All of this will be deemed “legal.” And, if allowed to proceed unhindered, will eventually pass largely out of the hands of human minders. But that’s inherent in its logic. Drones carry on the radical detachment between cause and effect that high-altitude bombers introduced during the Spanish Civil War and World War II. With the horror unseen, one could increasingly accelerate the age-old tactic of dehumanizing the opponent. In the Drone Age, the ultimate dream is to hand this task entirely off to software so that no human fingerprints are even found on the human wreckage it leaves in its path.
But there are still fingerprints — and that may be part of our salvation. My colleague Friar Louie Vitale (one of those arrested but not charged at Beale) has been part of the anti-drones movement for several years.

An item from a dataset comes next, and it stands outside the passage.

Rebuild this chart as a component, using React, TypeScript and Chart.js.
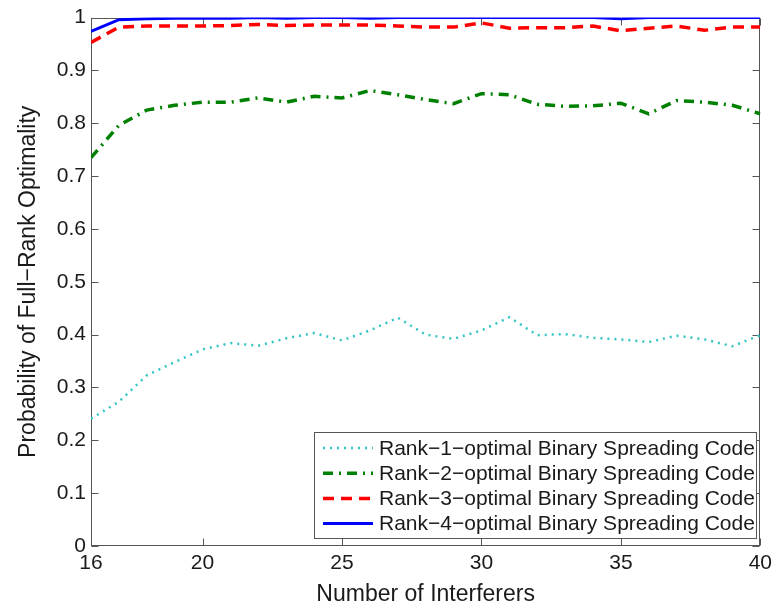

He recently told me about a time he was vigiling at a major drone base as the employees were headed home for the day. While he stood there with a sign, a man on a motorcycle pulled over to chat. He said he was a captain who had flown a lot of missions, and now was “flying” drones sitting at a monitor with a joystick. He spoke matter-of-factly about conducting these operations. Nothing unnerved him about what he was doing, he said — except when what he called CIV CAVS (“civilian casualties”) were involved. When that happens, he told Louie, he couldn’t sleep.

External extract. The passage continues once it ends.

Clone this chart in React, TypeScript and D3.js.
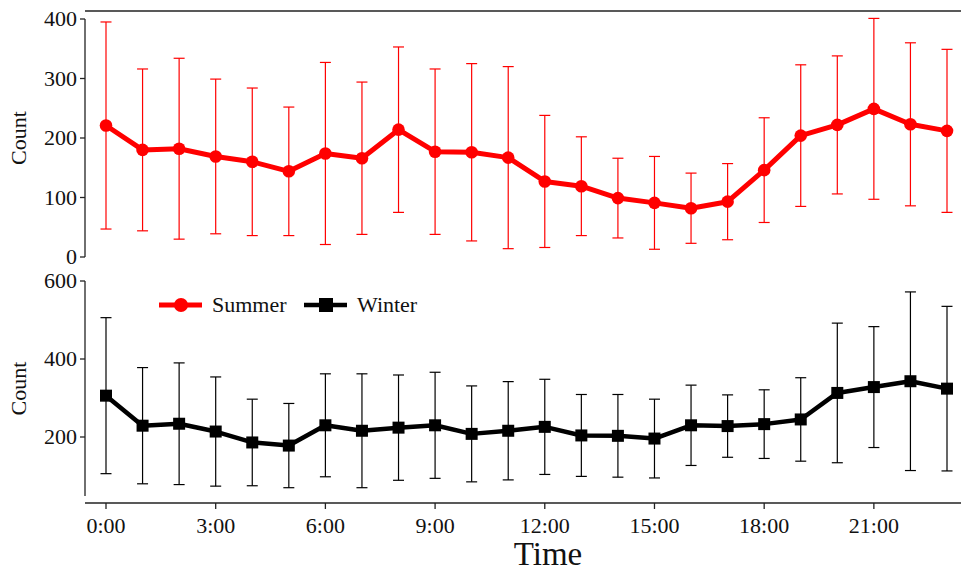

Or, as another younger pilot Louie met on another occasion simply said, “I can’t stand what I’m doing!”
Do those who order these attacks sleep at night? For that matter, do we? The drone system is designed to keep our sleep untroubled. But there are some among us who have decided to wake up, like the five going to court in April, and to in turn invite us to do the same.
What if more of us wiped the sleep from our eyes and decided that we will do everything in our power to pull back from the horrific terrain we have let our policy-makers enter? It is time to deepen and broaden this movement for human rights. We could become part of Drones Watch or Code Pink. We could read Medea Benjamin’s book, Drone Warfare: Killing by Remote Control. We could put ending the “disposition matrix” on the agenda of our organizations. We could ask our religious communities to spend some of their moral capital in standing for a more ethical future, including signing onto “A Call from the Faith-Based Community to Stop Drone Killings.” We could take action like the Beale Five — who will face a maximum sentence of six months in jail and a $5,000 fine when they head to trial in April — or like Brian Terrell, who is currently serving a prison sentence for nonviolently resisting drones.
We could also investigate — and begin to resist — our local connections to the drone system. In 1988, as part of the U.S. Central America Peace Movement, the Pledge of Resistance organized the “Military Connections Campaign,” which identified how local military facilities and corporations were supporting this policy. We organized hundreds of coordinated actions with the slogan “Stopping the war starts here.” It may be time to ask, “What’s our local connection to the emerging drone culture?”
There are likely many local connections, which could be the basis of a nationwide campaign to help the nation make a decision for a world free of drones and the dehumanizing culture they portend.